### Exercise goal
Retype, exactly as they stand, the lines from the start of the data to the line that contains "const timeTicks = [50, 100, 150, 200, 250, 300, 350, 400];", both ends included. Leave the pictures out.

### Dataset section
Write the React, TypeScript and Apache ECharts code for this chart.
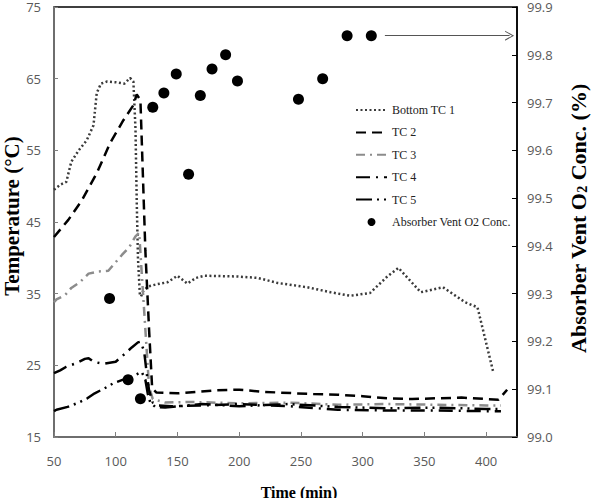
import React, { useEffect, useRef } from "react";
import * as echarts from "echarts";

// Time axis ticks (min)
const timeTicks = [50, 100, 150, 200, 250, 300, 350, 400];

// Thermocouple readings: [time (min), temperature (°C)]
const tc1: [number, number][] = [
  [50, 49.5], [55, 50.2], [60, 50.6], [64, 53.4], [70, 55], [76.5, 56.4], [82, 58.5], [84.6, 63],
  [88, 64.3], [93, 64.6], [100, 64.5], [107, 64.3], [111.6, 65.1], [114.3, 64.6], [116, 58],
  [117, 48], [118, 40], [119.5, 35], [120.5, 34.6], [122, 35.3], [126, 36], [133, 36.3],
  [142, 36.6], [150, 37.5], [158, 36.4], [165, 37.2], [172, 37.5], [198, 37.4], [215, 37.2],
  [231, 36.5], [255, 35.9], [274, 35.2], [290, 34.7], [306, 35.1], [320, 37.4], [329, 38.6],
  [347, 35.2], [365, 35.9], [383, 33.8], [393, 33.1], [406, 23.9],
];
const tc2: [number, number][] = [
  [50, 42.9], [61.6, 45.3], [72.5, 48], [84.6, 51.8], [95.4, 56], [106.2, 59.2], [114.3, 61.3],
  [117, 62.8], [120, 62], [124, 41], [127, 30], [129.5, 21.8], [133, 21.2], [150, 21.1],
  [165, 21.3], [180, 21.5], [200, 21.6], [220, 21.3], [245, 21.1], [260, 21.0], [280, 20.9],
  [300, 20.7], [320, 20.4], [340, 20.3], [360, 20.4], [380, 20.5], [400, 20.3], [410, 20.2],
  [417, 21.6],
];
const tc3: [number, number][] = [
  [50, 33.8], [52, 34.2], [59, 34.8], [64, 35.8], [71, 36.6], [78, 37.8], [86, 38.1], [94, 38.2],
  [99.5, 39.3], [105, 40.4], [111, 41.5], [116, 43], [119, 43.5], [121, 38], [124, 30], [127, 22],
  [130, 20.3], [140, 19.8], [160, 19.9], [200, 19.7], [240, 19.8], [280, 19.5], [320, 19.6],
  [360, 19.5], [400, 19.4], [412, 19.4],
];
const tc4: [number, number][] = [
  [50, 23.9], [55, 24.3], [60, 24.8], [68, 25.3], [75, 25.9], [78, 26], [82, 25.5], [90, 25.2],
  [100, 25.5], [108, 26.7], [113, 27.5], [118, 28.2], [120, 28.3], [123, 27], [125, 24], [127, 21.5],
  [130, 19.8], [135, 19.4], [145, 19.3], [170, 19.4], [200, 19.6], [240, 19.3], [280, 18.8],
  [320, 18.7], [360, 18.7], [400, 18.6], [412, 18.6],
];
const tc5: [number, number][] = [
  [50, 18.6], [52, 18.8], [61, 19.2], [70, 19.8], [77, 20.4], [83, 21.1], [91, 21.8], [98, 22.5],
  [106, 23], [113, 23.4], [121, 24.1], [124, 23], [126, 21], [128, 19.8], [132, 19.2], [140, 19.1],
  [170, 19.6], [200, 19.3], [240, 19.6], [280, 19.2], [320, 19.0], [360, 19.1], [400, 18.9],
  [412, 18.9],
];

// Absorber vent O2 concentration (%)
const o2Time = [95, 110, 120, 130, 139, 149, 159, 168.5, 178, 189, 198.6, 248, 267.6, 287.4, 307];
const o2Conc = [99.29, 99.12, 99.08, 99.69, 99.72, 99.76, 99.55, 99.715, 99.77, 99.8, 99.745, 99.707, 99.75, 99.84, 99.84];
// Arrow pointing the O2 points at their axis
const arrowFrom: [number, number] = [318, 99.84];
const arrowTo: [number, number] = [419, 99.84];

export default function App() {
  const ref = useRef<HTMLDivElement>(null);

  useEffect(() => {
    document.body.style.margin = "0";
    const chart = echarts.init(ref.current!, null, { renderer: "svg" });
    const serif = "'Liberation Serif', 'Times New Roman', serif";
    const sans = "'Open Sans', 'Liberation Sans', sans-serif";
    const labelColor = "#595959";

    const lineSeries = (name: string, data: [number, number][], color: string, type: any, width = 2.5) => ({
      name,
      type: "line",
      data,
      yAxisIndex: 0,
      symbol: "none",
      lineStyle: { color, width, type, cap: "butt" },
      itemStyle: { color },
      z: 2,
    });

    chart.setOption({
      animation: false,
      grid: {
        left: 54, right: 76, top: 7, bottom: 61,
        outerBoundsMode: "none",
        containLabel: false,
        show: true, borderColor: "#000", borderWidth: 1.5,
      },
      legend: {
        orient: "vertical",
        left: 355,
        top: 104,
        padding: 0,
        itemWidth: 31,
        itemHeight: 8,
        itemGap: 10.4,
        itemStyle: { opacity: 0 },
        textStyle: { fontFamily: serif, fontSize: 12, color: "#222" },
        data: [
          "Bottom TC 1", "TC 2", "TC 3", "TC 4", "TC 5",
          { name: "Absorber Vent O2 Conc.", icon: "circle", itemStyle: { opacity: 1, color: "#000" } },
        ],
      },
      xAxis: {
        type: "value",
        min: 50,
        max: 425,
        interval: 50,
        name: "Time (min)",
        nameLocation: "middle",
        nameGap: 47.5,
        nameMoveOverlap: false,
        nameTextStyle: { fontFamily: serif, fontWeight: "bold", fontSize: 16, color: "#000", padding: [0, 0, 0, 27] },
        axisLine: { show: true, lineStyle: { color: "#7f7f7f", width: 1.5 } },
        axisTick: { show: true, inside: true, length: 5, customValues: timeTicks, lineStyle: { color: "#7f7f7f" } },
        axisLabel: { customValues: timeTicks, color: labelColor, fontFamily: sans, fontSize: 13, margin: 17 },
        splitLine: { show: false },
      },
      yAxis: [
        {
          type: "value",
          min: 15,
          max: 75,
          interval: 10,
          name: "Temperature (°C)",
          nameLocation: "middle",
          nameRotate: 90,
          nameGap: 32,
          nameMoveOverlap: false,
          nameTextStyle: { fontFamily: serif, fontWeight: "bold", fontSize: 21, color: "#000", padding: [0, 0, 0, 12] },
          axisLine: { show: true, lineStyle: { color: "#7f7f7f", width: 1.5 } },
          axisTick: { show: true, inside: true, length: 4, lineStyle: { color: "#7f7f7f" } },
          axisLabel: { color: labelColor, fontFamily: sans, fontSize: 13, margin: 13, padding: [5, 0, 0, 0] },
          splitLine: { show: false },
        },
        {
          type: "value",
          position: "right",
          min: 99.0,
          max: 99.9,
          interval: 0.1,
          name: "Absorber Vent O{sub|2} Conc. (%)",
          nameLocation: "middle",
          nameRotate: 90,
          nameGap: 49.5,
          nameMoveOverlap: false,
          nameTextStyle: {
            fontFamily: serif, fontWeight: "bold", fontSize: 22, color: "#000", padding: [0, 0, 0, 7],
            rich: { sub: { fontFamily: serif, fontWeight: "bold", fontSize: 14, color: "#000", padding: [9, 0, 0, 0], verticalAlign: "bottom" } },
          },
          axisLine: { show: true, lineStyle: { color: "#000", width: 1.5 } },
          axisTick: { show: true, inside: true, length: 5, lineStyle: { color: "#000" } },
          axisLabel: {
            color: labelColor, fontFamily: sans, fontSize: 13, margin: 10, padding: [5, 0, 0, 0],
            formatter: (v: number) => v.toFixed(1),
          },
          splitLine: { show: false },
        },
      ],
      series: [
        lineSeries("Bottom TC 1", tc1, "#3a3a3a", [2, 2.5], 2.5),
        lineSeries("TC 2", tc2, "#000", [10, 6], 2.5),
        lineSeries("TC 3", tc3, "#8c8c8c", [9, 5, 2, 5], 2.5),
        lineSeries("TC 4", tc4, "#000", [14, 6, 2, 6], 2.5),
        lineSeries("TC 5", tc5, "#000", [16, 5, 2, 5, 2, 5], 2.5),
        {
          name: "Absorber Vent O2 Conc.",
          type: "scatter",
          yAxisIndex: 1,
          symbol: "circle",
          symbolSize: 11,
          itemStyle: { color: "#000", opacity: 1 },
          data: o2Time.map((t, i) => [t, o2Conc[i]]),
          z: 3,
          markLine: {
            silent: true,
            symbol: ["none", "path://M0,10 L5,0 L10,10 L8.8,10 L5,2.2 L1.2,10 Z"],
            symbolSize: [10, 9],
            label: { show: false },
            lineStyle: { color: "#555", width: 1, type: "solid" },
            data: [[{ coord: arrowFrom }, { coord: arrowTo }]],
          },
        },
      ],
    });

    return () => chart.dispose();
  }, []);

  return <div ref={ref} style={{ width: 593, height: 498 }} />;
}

### Reply
Write the React, TypeScript and Apache ECharts code for this chart.
import React, { useEffect, useRef } from "react";
import * as echarts from "echarts";

// Time axis ticks (min)
const timeTicks = [50, 100, 150, 200, 250, 300, 350, 400];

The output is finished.